Slaughterhouse-Five by Kurt Vonnegut

vonnegutk-slaughterhouse5I started reading this novel because of its status as a classic, but I must confess I knew nothing about its theme. As the story got underway, I had the distinct feeling that this was going to be a thoroughly depressing tale about reflections on the horror of war. Not my cup of tea. Imagine my surprise when the story made a weird tangent into Twilight Zone territory. The narrator, Billy Pilgrim, becomes unstuck in time. What I mean is, one second he could be in the trenches of World War II, and the next he could be cuddling up to the woman he married after the war. Two days after that, he could be on exhibit in an extraterrestrial zoo, where he spent some time after being abducted by aliens. Then he might be back in the war. He has no control over what point in time his consciousness leaps into, or when these jumps are going to occur, but his weird condition gives him a perspective on time that allows him to see “the present” as more than just a single knife-edge that exists at only one point in time and is always racing forward.
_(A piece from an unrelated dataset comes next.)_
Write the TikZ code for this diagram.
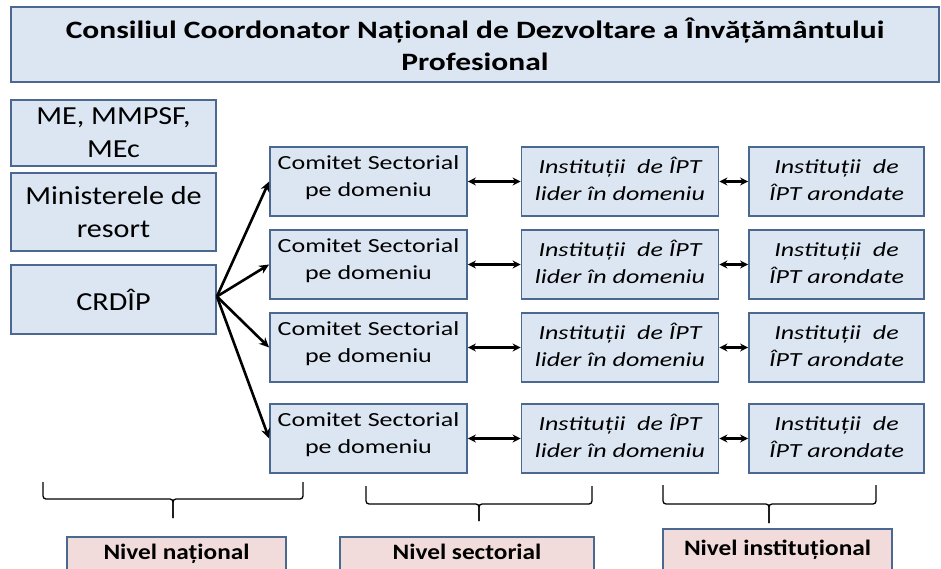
\documentclass[tikz,border=0pt]{standalone}
\usepackage{fontspec}
\setmainfont{Carlito}
\newfontfamily\ftitle[FakeStretch=1.26]{Carlito}
\newfontfamily\fbig[FakeStretch=1.16]{Carlito}
\newfontfamily\fmid[FakeStretch=1.30]{Carlito}
\newfontfamily\flevel[FakeStretch=1.15]{Carlito}
\usetikzlibrary{arrows.meta}
\definecolor{boxfill}{HTML}{DCE6F2}
\definecolor{boxline}{HTML}{4A6890}
\definecolor{pinkfill}{HTML}{F2DCDB}
\tikzset{
  box/.style={draw=boxline, fill=boxfill, line width=1.8pt, inner sep=0pt, align=center},
  bigtxt/.style={font=\fbig\fontsize{26}{33}\selectfont},
  midtxt/.style={font=\fmid\fontsize{20}{27}\selectfont, align=center, inner sep=0pt},
  ittxt/.style={font=\fmid\itshape\fontsize{20}{27}\selectfont, align=center, inner sep=0pt},
  comitet/.style={box, minimum width=197pt, minimum height=69pt},
  lider/.style={box, minimum width=197pt, minimum height=69pt},
  arond/.style={box, minimum width=175pt, minimum height=69pt},
  level/.style={draw=boxline, fill=pinkfill, line width=1.5pt, inner xsep=0pt,
    text height=14pt, text depth=22pt, anchor=base,
    font=\flevel\bfseries\fontsize{22}{26}\selectfont},
  fanarrow/.style={-{Stealth[length=10pt,width=9pt]}, line width=2.6pt, black},
  biarrow/.style={{Stealth[length=8pt,width=8pt]}-{Stealth[length=8pt,width=8pt]}, line width=2.6pt, black},
  bracepath/.style={line width=1.3pt, rounded corners=3pt, black}
}
\begin{document}
\begin{tikzpicture}[x=1pt,y=-1pt]
\useasboundingbox (0,0) rectangle (941,569);
\clip (0,0) rectangle (941,569);

\node[box, minimum width=928pt, minimum height=75pt,
      font=\ftitle\bfseries\fontsize{25}{32}\selectfont] (title) at (475,44.5)
  {Consiliul Coordonator Național de Dezvoltare a Învățământului\\Profesional};

\node[box, bigtxt, minimum width=205pt, minimum height=66pt] (me) at (113.5,133) {ME, MMPSF,\\MEc};
\node[box, bigtxt, minimum width=205pt, minimum height=78pt] (min) at (113.5,212) {Ministerele de\\resort};
\node[box, bigtxt, minimum width=205pt, minimum height=69pt] (crd) at (113.5,299.5) {CRDÎP};

\foreach \i/\y in {1/181.5, 2/264.5, 3/347.5, 4/438.5} {
  \node[comitet] (cs\i) at (368.5,\y) {};
  \node[midtxt] (cst\i) at ([yshift=4pt]cs\i.center) {Comitet Sectorial\\pe domeniu};
  \node[lider] (ld\i) at (620,\y) {};
  \node[ittxt] (ldt\i) at ([yshift=3pt]ld\i.center) {Instituții\ \ de ÎPT\\lider în domeniu};
  \node[arond] (ar\i) at (836.5,\y) {};
  \node[ittxt] (art\i) at ([yshift=1pt]ar\i.center) {Instituții\ \ de\\ÎPT arondate};
  \draw[fanarrow] ([yshift=3pt]crd.east) -- (cs\i.west);
  \draw[biarrow] (cs\i.east) -- (ld\i.west);
  \draw[biarrow] (ld\i.east) -- (ar\i.west);
}

% braces
\draw[bracepath] (43,482) -- (43,499) -- (173,499) -- (173,518);
\draw[bracepath] (303,482) -- (303,499) -- (173,499) -- (173,518);
\draw[bracepath] (366,486) -- (366,504) -- (479,504) -- (479,521);
\draw[bracepath] (592,486) -- (592,504) -- (479,504) -- (479,521);
\draw[bracepath] (663,485) -- (663,504) -- (769,504) -- (769,523);
\draw[bracepath] (876,485) -- (876,504) -- (769,504) -- (769,523);

\node[level, minimum width=219pt, inner ysep=8pt] (nat) at (176.5,559) {Nivel național};
\node[level, minimum width=254pt, inner ysep=8pt] (sec) at (467,559) {Nivel sectorial};
\node[level, minimum width=229pt, inner ysep=12pt] (ins) at (777.5,555) {Nivel instituțional};
\end{tikzpicture}
\end{document}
His alien captors, the Tralfamadorians, live in four dimensions all at once, seeing every moment of time as the present. When events happen, good or bad, their reaction is always “So it goes.”

Slaughterhouse-Five is a war story, an absurdist science fiction tale, and also an entertaining philosophy text on the nature of time – which might not be everyone’s cup of tea, but is definitely mine. As someone interested in esoteric knowledge, I had my own eureka moment about time a few years ago. It’s a real delight when I’m reading a story and the author lets me know that we’re both privy to a life-enriching secret: the idea that no matter when you are in time, you’re always in the present.